• **What you are asked to do**
Each line from the top of the listing through the one holding "1.2, 1.0, 1.1]" should be restated word for word, with nothing added and no pictures.

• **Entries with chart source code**
▬▬▬

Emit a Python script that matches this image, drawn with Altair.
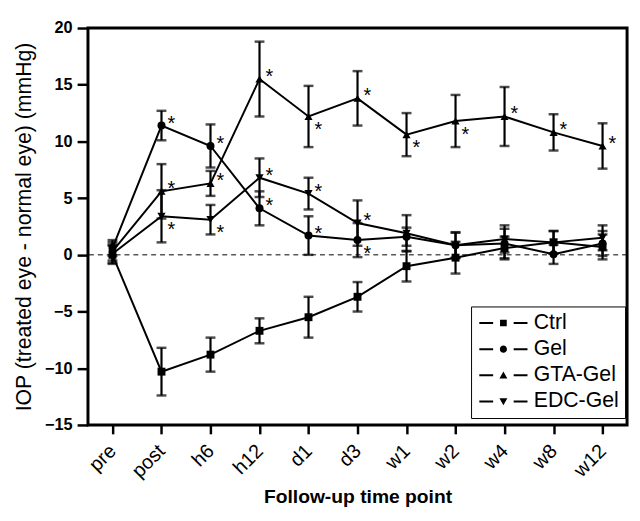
import altair as alt
import pandas as pd

times = ["pre", "post", "h6", "h12", "d1", "d3", "w1", "w2", "w4", "w8", "w12"]
groups = ["Ctrl", "Gel", "GTA-Gel", "EDC-Gel"]

ctrl_mean = [0.0, -10.3, -8.8, -6.7, -5.5, -3.7, -1.0, -0.25, 0.6, 1.1, 0.7]
ctrl_err = [0.8, 2.1, 1.5, 1.1, 1.8, 1.3, 1.35, 1.4, 1.0, 1.0, 1.1]
gel_mean = [0.6, 11.4, 9.6, 4.1, 1.7, 1.3, 1.6, 0.85, 1.0, 0.05, 1.0]
gel_err = [0.7, 1.3, 1.9, 1.5, 1.7, 1.5, 0.8, 1.1, 1.3, 0.85, 1.1]
gta_mean = [0.3, 5.6, 6.3, 15.5, 12.2, 13.8, 10.6, 11.8, 12.2, 10.8, 9.6]
gta_err = [0.8, 2.4, 1.1, 3.3, 2.7, 2.4, 1.9, 2.3, 2.6, 1.6, 2.0]
edc_mean = [0.1, 3.4, 3.1, 6.8, 5.4, 2.8, 1.9, 0.85, 1.4, 1.1, 1.5]
edc_err = [0.8, 2.3, 1.3, 1.7, 1.4, 2.0, 1.6, 1.15, 1.2, 1.0, 1.1]

# significance asterisk placement: "u" above-right, "d" below-right, "" none
ctrl_star = ["", "", "", "", "", "", "", "", "", "", ""]
gel_star = ["", "u", "u", "u", "u", "d", "", "", "", "", ""]
gta_star = ["", "u", "u", "u", "d", "u", "d", "d", "u", "u", "u"]
edc_star = ["", "d", "d", "u", "u", "u", "", "", "", "", ""]

y_ticks = [-15, -10, -5, 0, 5, 10, 15, 20]

rows = []
for g, m, e, s in zip(groups,
                      [ctrl_mean, gel_mean, gta_mean, edc_mean],
                      [ctrl_err, gel_err, gta_err, edc_err],
                      [ctrl_star, gel_star, gta_star, edc_star]):
    for t, mv, ev, sv in zip(times, m, e, s):
        rows.append({"time": t, "group": g, "mean": mv, "err": ev, "star": sv})
df = pd.DataFrame(rows)

FONT = "Liberation Sans"

x_enc = alt.X("time:N", sort=times,
              scale=alt.Scale(type="point", padding=0.5),
              axis=alt.Axis(title="Follow-up time point", labelAngle=-45,
                            labelAlign="right", labelBaseline="middle",
                            labelFontSize=20, labelPadding=14, labelColor="black",
                            titleFontSize=19.5, titleFontWeight="bold",
                            titleColor="black", titlePadding=7,
                            tickSize=9, tickWidth=2.5, tickColor="black",
                            domain=False, grid=False))
y_scale = alt.Scale(domain=[-15, 20], nice=False, zero=False)
y_axis = alt.Axis(title="IOP (treated eye - normal eye) (mmHg)", values=y_ticks,
                  labelFontSize=16.5, labelFontWeight="bold", labelColor="black",
                  labelPadding=5, titleFontSize=21.5, titleFontWeight="normal",
                  titleColor="black", titlePadding=9,
                  tickSize=11, tickWidth=2.5, tickColor="black",
                  domain=False, grid=False)

base = alt.Chart(df).encode(x=x_enc)

zero = alt.Chart(pd.DataFrame({"z": [0]})).mark_rule(
    color="black", strokeWidth=1, strokeDash=[5, 4]
).encode(y=alt.Y("z:Q", scale=y_scale, axis=y_axis))

lines = base.mark_line(color="black", strokeWidth=2).encode(
    y=alt.Y("mean:Q", scale=y_scale, axis=y_axis), detail="group:N")

err = base.transform_calculate(lo="datum.mean - datum.err", hi="datum.mean + datum.err")
bars = err.mark_rule(color="black", strokeWidth=2.2).encode(
    y="lo:Q", y2="hi:Q", detail="group:N")
cap_lo = err.mark_tick(color="black", orient="horizontal", size=10, thickness=2.5).encode(
    y="lo:Q", detail="group:N")
cap_hi = err.mark_tick(color="black", orient="horizontal", size=10, thickness=2.5).encode(
    y="hi:Q", detail="group:N")

points = base.mark_point(filled=True, color="black", opacity=1).encode(
    y="mean:Q",
    shape=alt.Shape("group:N",
                    scale=alt.Scale(domain=groups,
                                    range=["square", "circle", "triangle-up", "triangle-down"]),
                    legend=None),
    size=alt.Size("group:N", scale=alt.Scale(domain=groups, range=[64, 70, 85, 85]),
                  legend=None))

star_up = base.transform_filter("datum.star == 'u'").mark_text(
    text="*", fontSize=20, font=FONT, color="black", dx=10, dy=-2, baseline="middle"
).encode(y="mean:Q")
star_dn = base.transform_filter("datum.star == 'd'").mark_text(
    text="*", fontSize=20, font=FONT, color="black", dx=10, dy=14, baseline="middle"
).encode(y="mean:Q")

# legend symbols: line - marker - line, lines drawn as thin filled bars
# (symbol size 64 -> 4 px per path unit)
LINES = "M-6.1,-0.25H-2.6V0.25H-6.1ZM2.6,-0.25H6.1V0.25H2.6Z"
legend_paths = [
    LINES + "M-0.85,-0.85H0.85V0.85H-0.85Z",
    LINES + "M0.9,0A0.9,0.9 0 1,1 -0.9,0A0.9,0.9 0 1,1 0.9,0Z",
    LINES + "M0,-0.95L1.0,0.8L-1.0,0.8Z",
    LINES + "M0,0.95L1.0,-0.8L-1.0,-0.8Z",
]
legend_layer = base.transform_filter("false").mark_point(
    filled=True, color="black"
).encode(
    y="mean:Q",
    shape=alt.Shape("group:N",
                    scale=alt.Scale(domain=groups, range=legend_paths),
                    legend=alt.Legend(title=None, orient="none", legendX=388, legendY=282,
                                      strokeColor="black", padding=6,
                                      symbolSize=64, symbolStrokeWidth=0,
                                      symbolFillColor="black",
                                      symbolOpacity=1, symbolOffset=16,
                                      labelFontSize=21.5, labelFont=FONT, labelColor="black",
                                      labelOffset=20, rowPadding=3.5)))

chart = alt.layer(
    zero, lines, bars, cap_lo, cap_hi, points, star_up, star_dn, legend_layer
).resolve_scale(shape="independent", size="independent").properties(
    width=546, height=402,
    autosize=alt.AutoSizeParams(type="none"),
    padding={"left": 81, "top": 17, "right": 5, "bottom": 94},
).configure(font=FONT).configure_view(stroke="black", strokeWidth=3
).configure_legend(strokeWidth=1)

chart.save("out.html", embed_options={"renderer": "svg", "actions": False})
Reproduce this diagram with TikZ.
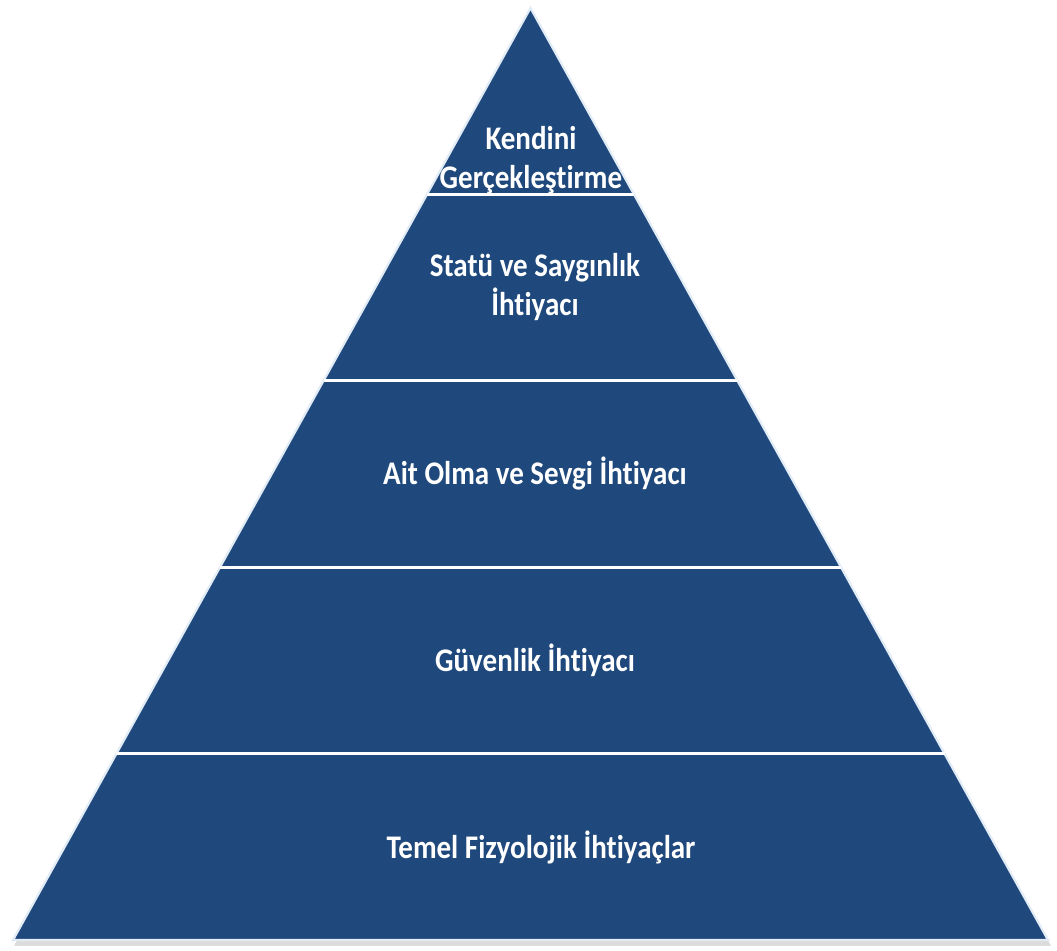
\documentclass[tikz,border=0pt]{standalone}
\usepackage{fontspec}
\setmainfont[FakeStretch=0.88,Ligatures={NoCommon}]{Carlito}
\usetikzlibrary{calc}
\definecolor{PyramidBlue}{RGB}{31,72,124}
\definecolor{EdgeLight}{RGB}{226,236,246}
\definecolor{ShadowGrey}{RGB}{205,205,205}
\tikzset{
  tierfill/.style={fill=PyramidBlue},
  sepline/.style={draw=white,line width=1.5pt},
  outline/.style={draw=EdgeLight,line width=1.1pt,line join=miter},
  tiertext/.style={text=white,align=center,inner sep=0pt,
    font=\fontsize{16.5}{19.5}\selectfont\bfseries}
}

\begin{document}
\begin{tikzpicture}[x=0.5pt,y=-0.5pt]
  \useasboundingbox (0,0) rectangle (1057,951);
  \coordinate (top) at (530.5,8);
  \coordinate (bl) at (13,940);
  \coordinate (br) at (1048,940);
  \coordinate (la) at ($(top)!0.2!(bl)$);
  \coordinate (ra) at ($(top)!0.2!(br)$);
  \coordinate (lb) at ($(top)!0.4!(bl)$);
  \coordinate (rb) at ($(top)!0.4!(br)$);
  \coordinate (lc) at ($(top)!0.6!(bl)$);
  \coordinate (rc) at ($(top)!0.6!(br)$);
  \coordinate (ld) at ($(top)!0.8!(bl)$);
  \coordinate (rd) at ($(top)!0.8!(br)$);
  % shadow and body
  \fill[ShadowGrey,opacity=0.7] ($(top)+(1,5)$) -- ($(bl)+(1,6)$) -- ($(br)+(3,6)$) -- cycle;
  \path[tierfill,outline] (top) -- (bl) -- (br) -- cycle;
  \draw[sepline] (la) -- (ra);
  \draw[sepline] (lb) -- (rb);
  \draw[sepline] (lc) -- (rc);
  \draw[sepline] (ld) -- (rd);
  \node[tiertext] (selfact) at (531,160) {Kendini\\Gerçekleştirme};
  \node[tiertext] (esteem) at (535,287) {Statü ve Saygınlık\\İhtiyacı};
  \node[tiertext] (belong) at (535,474) {Ait Olma ve Sevgi İhtiyacı};
  \node[tiertext] (safety) at (535,660) {Güvenlik İhtiyacı};
  \node[tiertext] (physio) at (541,847) {Temel Fizyolojik İhtiyaçlar};
\end{tikzpicture}
\end{document}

▬▬▬

• **Written answer**
Emit a Python script that matches this image, drawn with Altair.
import altair as alt
import pandas as pd

times = ["pre", "post", "h6", "h12", "d1", "d3", "w1", "w2", "w4", "w8", "w12"]
groups = ["Ctrl", "Gel", "GTA-Gel", "EDC-Gel"]

ctrl_mean = [0.0, -10.3, -8.8, -6.7, -5.5, -3.7, -1.0, -0.25, 0.6, 1.1, 0.7]
ctrl_err = [0.8, 2.1, 1.5, 1.1, 1.8, 1.3, 1.35, 1.4, 1.0, 1.0, 1.1]
gel_mean = [0.6, 11.4, 9.6, 4.1, 1.7, 1.3, 1.6, 0.85, 1.0, 0.05, 1.0]
gel_err = [0.7, 1.3, 1.9, 1.5, 1.7, 1.5, 0.8, 1.1, 1.3, 0.85, 1.1]
gta_mean = [0.3, 5.6, 6.3, 15.5, 12.2, 13.8, 10.6, 11.8, 12.2, 10.8, 9.6]
gta_err = [0.8, 2.4, 1.1, 3.3, 2.7, 2.4, 1.9, 2.3, 2.6, 1.6, 2.0]
edc_mean = [0.1, 3.4, 3.1, 6.8, 5.4, 2.8, 1.9, 0.85, 1.4, 1.1, 1.5]
edc_err = [0.8, 2.3, 1.3, 1.7, 1.4, 2.0, 1.6, 1.15, 1.2, 1.0, 1.1]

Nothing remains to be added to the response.